傷痕に触れると、肌が隆起したボコボコとした感触が手の平に伝わる。
「ドナちゃんの美しさは、傷一つで損なわれないよ」
「……馬鹿な人ですね」
ドナちゃんは肩紐を直して振り返ると、俺の眼帯に触れた。
「痛みますか」
「……いや、もう平気だ」
「……背中に火傷もあるんでしょう」
「知ってるのか」
「知ってますよ」
馬鹿な人。そうもう一度ドナちゃんは呟いた。
眉を下げた顔は、何故だか泣きそうにも見えた。
「一度貴方が眠っている時に、貴方の家へ行きました。院長さんに頼まれた荷物を取りに……そうしたら、あまりにも生活感のない部屋で……誰かへ明け渡すような部屋でした」
ドナちゃんがこちらを見る。落ち着いた目だ。黒い瞳が俺の顔を覗き込んだ。
「死ぬ気だったんですか」
「……さぁな」
誤魔化すわけじゃない。本当に、分からないんだ。戦争で散るのは騎士の誉だ。それでも死にたいわけではなかった。でも、もしかしたら。
「死ぬことが罪滅ぼしになると、思ったのかもしれない」
「……ならないですよ。全然、罪滅ぼしにならない」
そっか。俺は呟く。
月明かりがドナちゃんの顔を照らしていく。俺は妙に納得しながら問いかけた。
「……俺のこと、誰だか分かってた?」
「はい。顔に面影が残っていましたから」
ドナちゃんはうっすらと口元に微笑を浮かべる。そうして感情を吐き出すように口を開いた。

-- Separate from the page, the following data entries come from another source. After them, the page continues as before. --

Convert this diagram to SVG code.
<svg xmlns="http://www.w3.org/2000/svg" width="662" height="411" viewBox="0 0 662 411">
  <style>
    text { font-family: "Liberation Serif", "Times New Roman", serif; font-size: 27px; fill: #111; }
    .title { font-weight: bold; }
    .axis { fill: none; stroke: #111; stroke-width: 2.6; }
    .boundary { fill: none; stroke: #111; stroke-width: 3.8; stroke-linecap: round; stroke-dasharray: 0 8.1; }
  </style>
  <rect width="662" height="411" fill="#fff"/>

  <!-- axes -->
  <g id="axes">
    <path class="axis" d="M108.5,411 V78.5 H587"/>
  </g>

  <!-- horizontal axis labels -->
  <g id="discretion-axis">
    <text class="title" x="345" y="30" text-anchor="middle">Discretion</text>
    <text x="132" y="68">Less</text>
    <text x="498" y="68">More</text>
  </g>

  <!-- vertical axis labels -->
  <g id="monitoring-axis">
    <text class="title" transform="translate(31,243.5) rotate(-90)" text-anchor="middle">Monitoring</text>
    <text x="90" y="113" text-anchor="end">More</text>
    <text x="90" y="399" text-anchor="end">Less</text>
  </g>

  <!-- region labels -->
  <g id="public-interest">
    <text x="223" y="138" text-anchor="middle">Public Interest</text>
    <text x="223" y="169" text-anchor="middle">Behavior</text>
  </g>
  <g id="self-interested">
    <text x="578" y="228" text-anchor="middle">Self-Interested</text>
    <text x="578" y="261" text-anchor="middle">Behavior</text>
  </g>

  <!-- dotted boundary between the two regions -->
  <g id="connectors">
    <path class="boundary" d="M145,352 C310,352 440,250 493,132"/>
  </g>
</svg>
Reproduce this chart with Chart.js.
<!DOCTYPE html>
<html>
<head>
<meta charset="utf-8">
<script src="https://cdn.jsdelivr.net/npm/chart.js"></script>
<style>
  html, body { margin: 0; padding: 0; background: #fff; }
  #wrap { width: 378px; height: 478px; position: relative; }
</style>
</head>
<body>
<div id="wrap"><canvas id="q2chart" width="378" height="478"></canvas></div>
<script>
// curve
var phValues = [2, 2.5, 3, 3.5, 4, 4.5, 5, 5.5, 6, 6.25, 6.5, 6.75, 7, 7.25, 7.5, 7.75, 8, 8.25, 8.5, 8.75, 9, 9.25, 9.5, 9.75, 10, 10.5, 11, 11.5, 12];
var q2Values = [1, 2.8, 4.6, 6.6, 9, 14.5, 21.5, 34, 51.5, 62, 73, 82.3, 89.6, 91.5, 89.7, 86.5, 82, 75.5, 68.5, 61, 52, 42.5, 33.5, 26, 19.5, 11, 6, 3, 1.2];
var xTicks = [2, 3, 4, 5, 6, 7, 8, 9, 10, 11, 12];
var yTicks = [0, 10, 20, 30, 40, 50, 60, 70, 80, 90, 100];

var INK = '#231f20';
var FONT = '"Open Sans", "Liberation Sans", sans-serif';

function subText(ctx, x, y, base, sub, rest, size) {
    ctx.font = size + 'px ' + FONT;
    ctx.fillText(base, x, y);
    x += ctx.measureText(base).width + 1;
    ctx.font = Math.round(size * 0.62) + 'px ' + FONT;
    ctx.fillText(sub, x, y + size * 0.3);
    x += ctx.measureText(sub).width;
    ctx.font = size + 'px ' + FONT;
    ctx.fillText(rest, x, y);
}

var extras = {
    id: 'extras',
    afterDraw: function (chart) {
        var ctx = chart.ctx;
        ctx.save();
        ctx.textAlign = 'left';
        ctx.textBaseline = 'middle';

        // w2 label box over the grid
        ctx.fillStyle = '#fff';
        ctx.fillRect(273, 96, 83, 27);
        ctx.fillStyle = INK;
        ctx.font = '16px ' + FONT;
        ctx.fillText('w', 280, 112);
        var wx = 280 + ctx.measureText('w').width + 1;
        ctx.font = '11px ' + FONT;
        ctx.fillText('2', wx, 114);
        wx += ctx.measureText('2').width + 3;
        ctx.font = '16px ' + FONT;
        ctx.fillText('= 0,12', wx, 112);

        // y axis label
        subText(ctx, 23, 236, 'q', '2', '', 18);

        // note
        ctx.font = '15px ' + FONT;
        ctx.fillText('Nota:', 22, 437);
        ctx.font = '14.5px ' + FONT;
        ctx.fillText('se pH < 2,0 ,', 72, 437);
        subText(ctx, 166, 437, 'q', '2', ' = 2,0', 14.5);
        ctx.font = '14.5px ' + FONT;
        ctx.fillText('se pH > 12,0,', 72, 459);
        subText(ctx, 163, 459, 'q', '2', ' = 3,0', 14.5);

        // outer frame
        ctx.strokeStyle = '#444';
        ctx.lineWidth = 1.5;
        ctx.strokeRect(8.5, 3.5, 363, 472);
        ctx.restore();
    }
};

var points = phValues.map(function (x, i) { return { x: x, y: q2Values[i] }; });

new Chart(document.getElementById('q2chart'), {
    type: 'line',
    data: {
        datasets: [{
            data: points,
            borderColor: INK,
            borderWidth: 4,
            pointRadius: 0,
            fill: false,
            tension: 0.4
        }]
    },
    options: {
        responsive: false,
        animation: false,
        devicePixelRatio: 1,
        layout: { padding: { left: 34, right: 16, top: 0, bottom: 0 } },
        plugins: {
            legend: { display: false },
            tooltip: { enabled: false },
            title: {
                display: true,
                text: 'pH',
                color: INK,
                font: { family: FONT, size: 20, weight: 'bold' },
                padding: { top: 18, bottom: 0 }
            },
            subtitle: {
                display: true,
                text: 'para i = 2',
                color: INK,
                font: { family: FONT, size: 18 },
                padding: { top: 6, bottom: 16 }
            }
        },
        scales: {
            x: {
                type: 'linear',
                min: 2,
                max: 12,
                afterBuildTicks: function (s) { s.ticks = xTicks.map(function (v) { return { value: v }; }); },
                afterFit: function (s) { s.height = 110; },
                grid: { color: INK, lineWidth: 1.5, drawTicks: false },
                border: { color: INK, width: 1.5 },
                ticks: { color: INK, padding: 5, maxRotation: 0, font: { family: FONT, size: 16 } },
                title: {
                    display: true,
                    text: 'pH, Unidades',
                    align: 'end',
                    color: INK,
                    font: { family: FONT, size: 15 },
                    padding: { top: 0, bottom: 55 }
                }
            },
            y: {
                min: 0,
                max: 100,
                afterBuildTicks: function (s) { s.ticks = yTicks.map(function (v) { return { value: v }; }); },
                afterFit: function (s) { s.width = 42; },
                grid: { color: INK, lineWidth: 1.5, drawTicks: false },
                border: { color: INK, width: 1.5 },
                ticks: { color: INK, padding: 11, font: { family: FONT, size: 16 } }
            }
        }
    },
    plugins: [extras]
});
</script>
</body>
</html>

「ずっと、憎かった。助けたのは私ですけど、この傷のおかげで、家族からは罵倒されて、貴族として生きていくことは出来なくなりました。ずっと……助けなければ良かったと、思っていました」
多分そうだろうな、とは思っていた。
あの怪我は嫁への貰い手がなくなる原因にしかならない。彼女の足枷にしかならない傷だ。
いつか彼女は俺を庇ったことを後悔すると思っていた。いっそ憎らしく思うだろうとも。
「……酷い女なんですよ、私。なのに、どうして、貴方が……こんな私を綺麗だなんて、好きだなんて言うんですか……」
ほろほろと涙を零すドナちゃんに微笑む。
泣かないでよ。俺、ドナちゃんの泣く姿、昔から苦手なんだよ。
「ドナちゃんは綺麗だよ。昔から綺麗で、今もそうだ」
「……そんなことを言うから、私……」
瞬きをするドナちゃんの頬に涙が伝う。
やっぱり、綺麗だと思った。
ドナちゃんが俺の胸に頭を預ける。俯いたままドナちゃんは言う。
「私、自分より先に死ぬ人は嫌なんです。私よりも長生きしてくれる人が好き。……だから、お酒もやめて、死に急がないでください。そうしたら、頷けますから」
なぁ。それって期待していのか。
俺はドナちゃんの小さな体を抱き締めながら口を開いた。
「お酒は、控える」
「はい」
「後先考えずに前線に行くのも控える」
「はい」
「……好きだ。結婚を前提に付き合ってくれる?」
「……はい」
柔らかく微笑んだドナちゃんの表情に、ぶわりと顔が赤くなる。早鐘を打つ心臓に死んでしまいそうだと思った。